AAAR 32nd Annual Conference
September 30 - October 4, 2013
Oregon Convention Center
Portland, Oregon, USA
Abstract View
Evolution of Particle Size Distribution of Pristine and Doped Titanium Dioxide in a Flame Reactor: Role of Various Process Parameters
JIAXI FANG, Yang Wang, Tandeep Chadha, MengMeng Yang, Pratim Biswas, Washington University in St Louis
Abstract Number: 281 Working Group: Nanoparticles and Materials Synthesis
Abstract Flame Aerosol Reactor (FLAR) technology is a single step widely utilized commercial methodology for synthesizing nanomaterials. Despite its commercial success, there is still a lack of complete understanding in the fundamental particle formation mechanisms in flames below 3 nm. Challenges in measuring particle size distributions in flames are partially due to difficulties in sampling caused by rapid timescales of aerosol processes such as nucleation, condensation, sintering, and coagulation. In addition particles below 3nm are difficult to measure due to previous limitations in instrumentation. Electrical mobility classification of sub 3nm particles suffer from particle losses due to diffusion and flow instabilities at higher sheath flow rates while condensation particle counters have low detection efficiencies below 3nm. It is widely known that size distributions below 3 nm are no longer continuous as particle diameters become discrete due to the presence of stable molecular clusters. Careful characterization of nanoparticles below 3 nm in a flame aerosol reactor has yet to be performed.

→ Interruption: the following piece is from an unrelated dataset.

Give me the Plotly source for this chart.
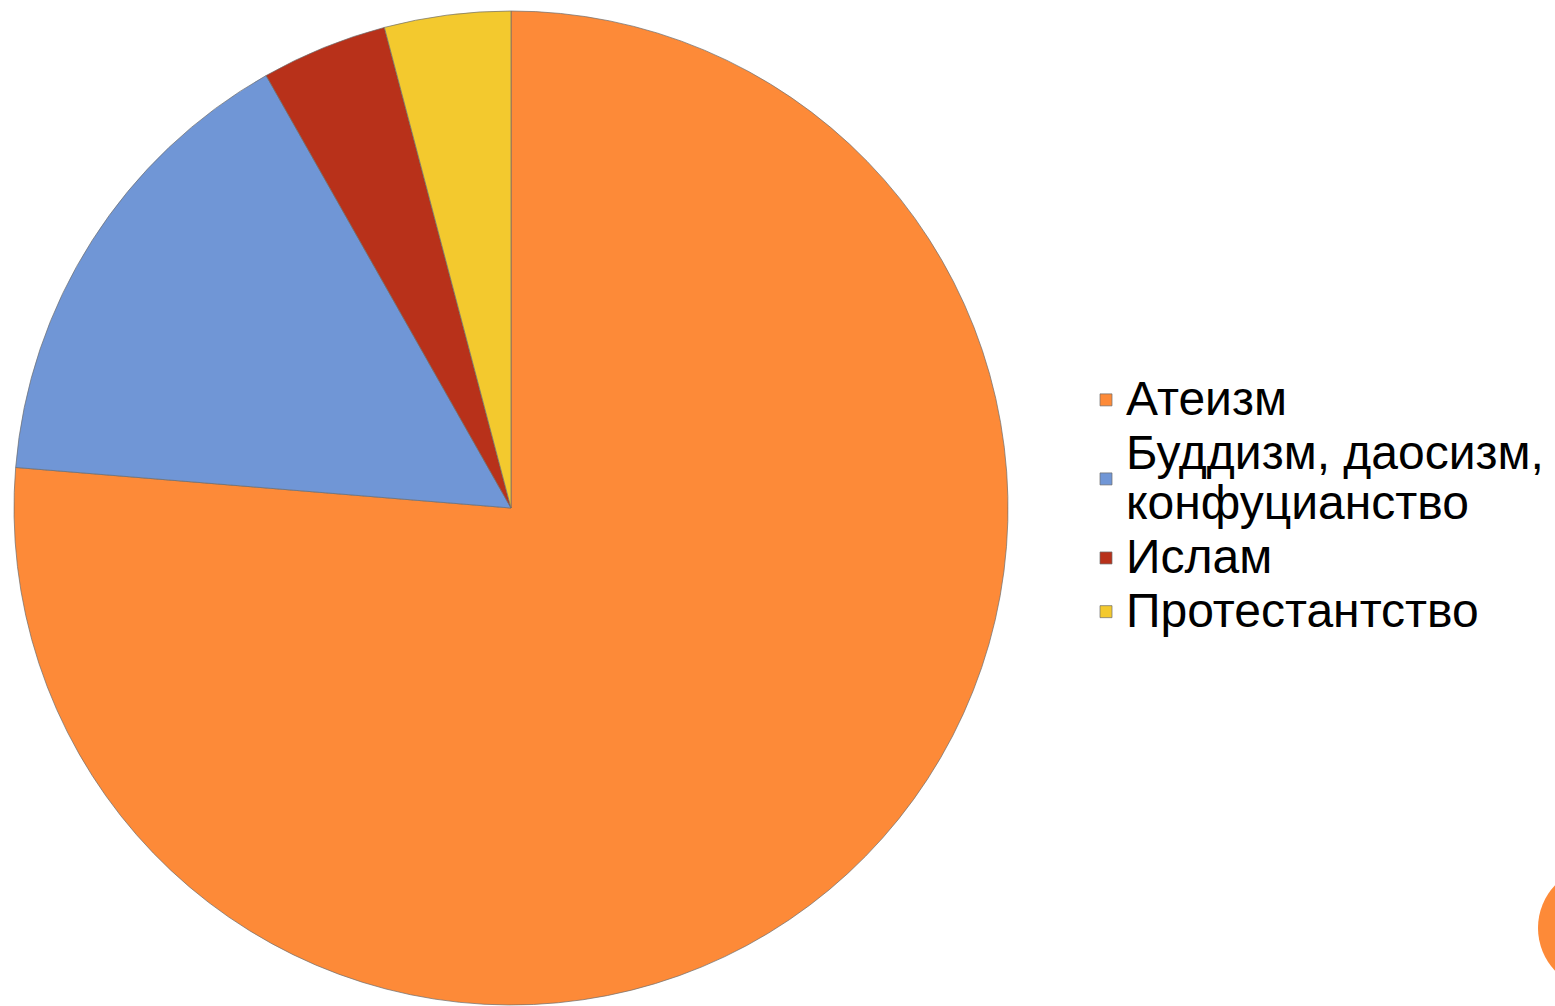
import plotly.graph_objects as go

labels = ["Атеизм", "Буддизм, даосизм,<br>конфуцианство", "Ислам", "Протестантство"]
values = [76.3, 15.5, 4.1, 4.1]
colors = ["#FD8A38", "#7096D6", "#B8311A", "#F3C92E"]

W, H = 1555, 1006
cx, cy, r = 511, 508, 497

legend_names = ['<span style="font-size:48px">' + l.replace("<br>", '</span><br><span style="font-size:48px">') + "</span>" for l in labels]

fig = go.Figure(go.Pie(
    labels=legend_names,
    values=values,
    sort=False,
    direction="clockwise",
    rotation=0,
    textinfo="none",
    hoverinfo="label+percent",
    marker=dict(colors=colors, line=dict(color="rgba(110,110,110,0.7)", width=1)),
    domain=dict(x=[(cx - r) / W, (cx + r) / W], y=[(H - cy - r) / H, (H - cy + r) / H]),
))

fig.add_shape(type="circle", xref="paper", yref="paper",
              x0=(1600 - 62) / W, x1=(1600 + 62) / W,
              y0=(H - 928 - 62) / H, y1=(H - 928 + 62) / H,
              fillcolor="#FD8A38", line=dict(width=0))

fig.update_layout(
    width=W, height=H,
    margin=dict(l=0, r=0, t=0, b=0),
    paper_bgcolor="white",
    plot_bgcolor="white",
    showlegend=True,
    legend=dict(
        x=(1127 - 41) / W, xanchor="left",
        y=0.497, yanchor="middle",
        font=dict(family="Liberation Sans, Arial, sans-serif", size=39, color="black"),
        bgcolor="rgba(0,0,0,0)",
        itemwidth=30,
    ),
)

fig.write_html("out.html", config={"displayModeBar": False},
               post_script="document.body.style.margin='0px';document.body.style.overflow='hidden';")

We report particle size distributions of TiO2 in a premixed methane-air flame aerosol reactor for both pristine titanium dioxide and the effects of adding copper dopants. Particles were classified with high resolving powers using a Half-Mini DMA and detected using a faraday cage electrometer. The Half-mini DMA was operated at extremely high sheath flow rates (up to 740 liters per minute) while maintaining laminar flow thereby minimizing diffusion losses during electrical mobility classification. The faraday cage electrometer enabled detection of singly charged particles below 2nm. The evolution of size distributions with respect to height in the flame was examined with respect to varying process parameters such as residence time, equivalence ratio, and precursor concentration. An understanding of these process parameters will be critical in the ability to commercialize and scale up flame aerosol reactors for new applications such as mixed component systems.